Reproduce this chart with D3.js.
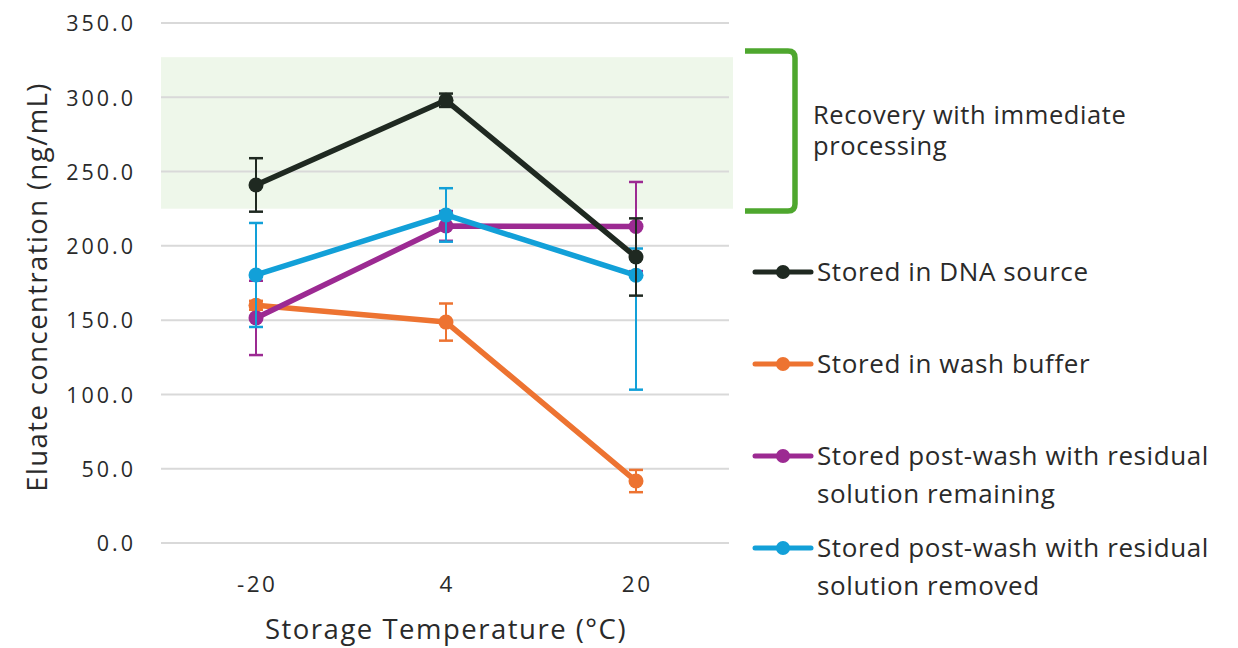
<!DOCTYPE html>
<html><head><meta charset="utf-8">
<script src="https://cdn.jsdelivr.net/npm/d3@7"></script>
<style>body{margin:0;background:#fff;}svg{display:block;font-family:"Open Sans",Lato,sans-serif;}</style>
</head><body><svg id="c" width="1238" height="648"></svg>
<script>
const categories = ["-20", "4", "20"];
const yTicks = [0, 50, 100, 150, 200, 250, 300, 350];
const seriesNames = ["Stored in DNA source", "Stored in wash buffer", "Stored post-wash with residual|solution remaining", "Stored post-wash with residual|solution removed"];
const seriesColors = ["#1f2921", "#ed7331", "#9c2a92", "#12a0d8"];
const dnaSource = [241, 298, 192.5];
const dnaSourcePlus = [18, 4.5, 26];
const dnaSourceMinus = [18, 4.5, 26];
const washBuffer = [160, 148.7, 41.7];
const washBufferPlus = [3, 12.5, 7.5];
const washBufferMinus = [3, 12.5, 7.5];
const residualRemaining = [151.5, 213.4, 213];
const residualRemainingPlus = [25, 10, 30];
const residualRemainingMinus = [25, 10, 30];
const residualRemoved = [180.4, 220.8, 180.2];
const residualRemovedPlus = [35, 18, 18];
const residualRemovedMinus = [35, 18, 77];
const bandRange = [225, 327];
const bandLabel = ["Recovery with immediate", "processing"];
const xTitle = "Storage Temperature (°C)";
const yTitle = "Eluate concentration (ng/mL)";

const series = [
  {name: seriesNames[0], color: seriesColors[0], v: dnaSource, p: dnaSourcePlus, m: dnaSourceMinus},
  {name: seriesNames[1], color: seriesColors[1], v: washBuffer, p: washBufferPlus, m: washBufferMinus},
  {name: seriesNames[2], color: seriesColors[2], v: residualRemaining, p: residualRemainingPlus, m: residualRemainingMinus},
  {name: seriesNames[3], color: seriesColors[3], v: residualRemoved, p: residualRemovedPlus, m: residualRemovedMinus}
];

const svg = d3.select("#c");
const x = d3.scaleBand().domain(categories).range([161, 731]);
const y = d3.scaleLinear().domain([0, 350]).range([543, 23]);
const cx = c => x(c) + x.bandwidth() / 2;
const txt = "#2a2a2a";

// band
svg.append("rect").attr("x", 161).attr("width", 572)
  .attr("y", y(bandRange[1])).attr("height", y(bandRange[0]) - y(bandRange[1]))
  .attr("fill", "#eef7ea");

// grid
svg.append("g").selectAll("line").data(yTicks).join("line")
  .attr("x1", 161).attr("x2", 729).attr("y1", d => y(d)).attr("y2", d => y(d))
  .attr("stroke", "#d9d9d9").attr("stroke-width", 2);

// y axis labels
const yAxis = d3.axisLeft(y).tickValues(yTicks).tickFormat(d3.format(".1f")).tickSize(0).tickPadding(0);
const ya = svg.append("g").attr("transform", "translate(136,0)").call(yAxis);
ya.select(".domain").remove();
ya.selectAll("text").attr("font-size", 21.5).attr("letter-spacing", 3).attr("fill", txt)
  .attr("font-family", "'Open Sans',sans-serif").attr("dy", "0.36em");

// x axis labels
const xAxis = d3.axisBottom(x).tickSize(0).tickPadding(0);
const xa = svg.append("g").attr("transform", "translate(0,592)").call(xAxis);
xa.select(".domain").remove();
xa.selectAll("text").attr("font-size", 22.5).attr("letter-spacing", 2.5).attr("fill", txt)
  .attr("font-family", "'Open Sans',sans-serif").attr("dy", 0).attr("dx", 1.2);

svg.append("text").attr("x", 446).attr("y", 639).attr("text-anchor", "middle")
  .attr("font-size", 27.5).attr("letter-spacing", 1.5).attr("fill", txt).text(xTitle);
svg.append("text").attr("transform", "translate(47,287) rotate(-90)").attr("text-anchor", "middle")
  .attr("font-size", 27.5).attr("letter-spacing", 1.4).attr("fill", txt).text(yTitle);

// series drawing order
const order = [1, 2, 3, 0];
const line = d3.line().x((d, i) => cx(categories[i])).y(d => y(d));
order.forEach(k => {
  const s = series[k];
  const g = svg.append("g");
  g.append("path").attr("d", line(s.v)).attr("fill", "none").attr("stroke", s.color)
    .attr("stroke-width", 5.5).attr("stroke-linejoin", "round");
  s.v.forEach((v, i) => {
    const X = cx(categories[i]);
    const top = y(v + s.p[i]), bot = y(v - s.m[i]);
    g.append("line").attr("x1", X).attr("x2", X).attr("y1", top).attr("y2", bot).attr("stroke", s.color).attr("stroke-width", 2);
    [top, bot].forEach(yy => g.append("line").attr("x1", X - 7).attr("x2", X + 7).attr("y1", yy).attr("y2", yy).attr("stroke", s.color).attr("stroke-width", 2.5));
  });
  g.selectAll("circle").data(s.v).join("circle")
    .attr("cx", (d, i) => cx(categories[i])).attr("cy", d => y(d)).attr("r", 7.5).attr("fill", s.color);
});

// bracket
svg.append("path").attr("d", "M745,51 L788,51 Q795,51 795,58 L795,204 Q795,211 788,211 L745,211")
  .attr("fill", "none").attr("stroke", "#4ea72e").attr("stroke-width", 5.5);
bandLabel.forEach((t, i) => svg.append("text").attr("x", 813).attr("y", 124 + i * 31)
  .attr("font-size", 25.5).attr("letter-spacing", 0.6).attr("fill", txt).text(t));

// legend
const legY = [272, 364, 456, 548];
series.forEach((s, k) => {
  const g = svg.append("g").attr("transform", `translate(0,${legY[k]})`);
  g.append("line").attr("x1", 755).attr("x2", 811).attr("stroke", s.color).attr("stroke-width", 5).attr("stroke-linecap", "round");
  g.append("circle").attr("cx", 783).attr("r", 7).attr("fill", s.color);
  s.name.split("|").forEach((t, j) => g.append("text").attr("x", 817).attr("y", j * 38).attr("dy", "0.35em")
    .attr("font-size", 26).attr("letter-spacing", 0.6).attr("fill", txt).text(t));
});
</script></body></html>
****************
__Exercise prompt__: Which lines contain the word "with"? Copy each of them.

__Finished exercise__:
Reproduce this chart with D3.js.
const seriesNames = ["Stored in DNA source", "Stored in wash buffer", "Stored post-wash with residual|solution remaining", "Stored post-wash with residual|solution removed"];
const bandLabel = ["Recovery with immediate", "processing"];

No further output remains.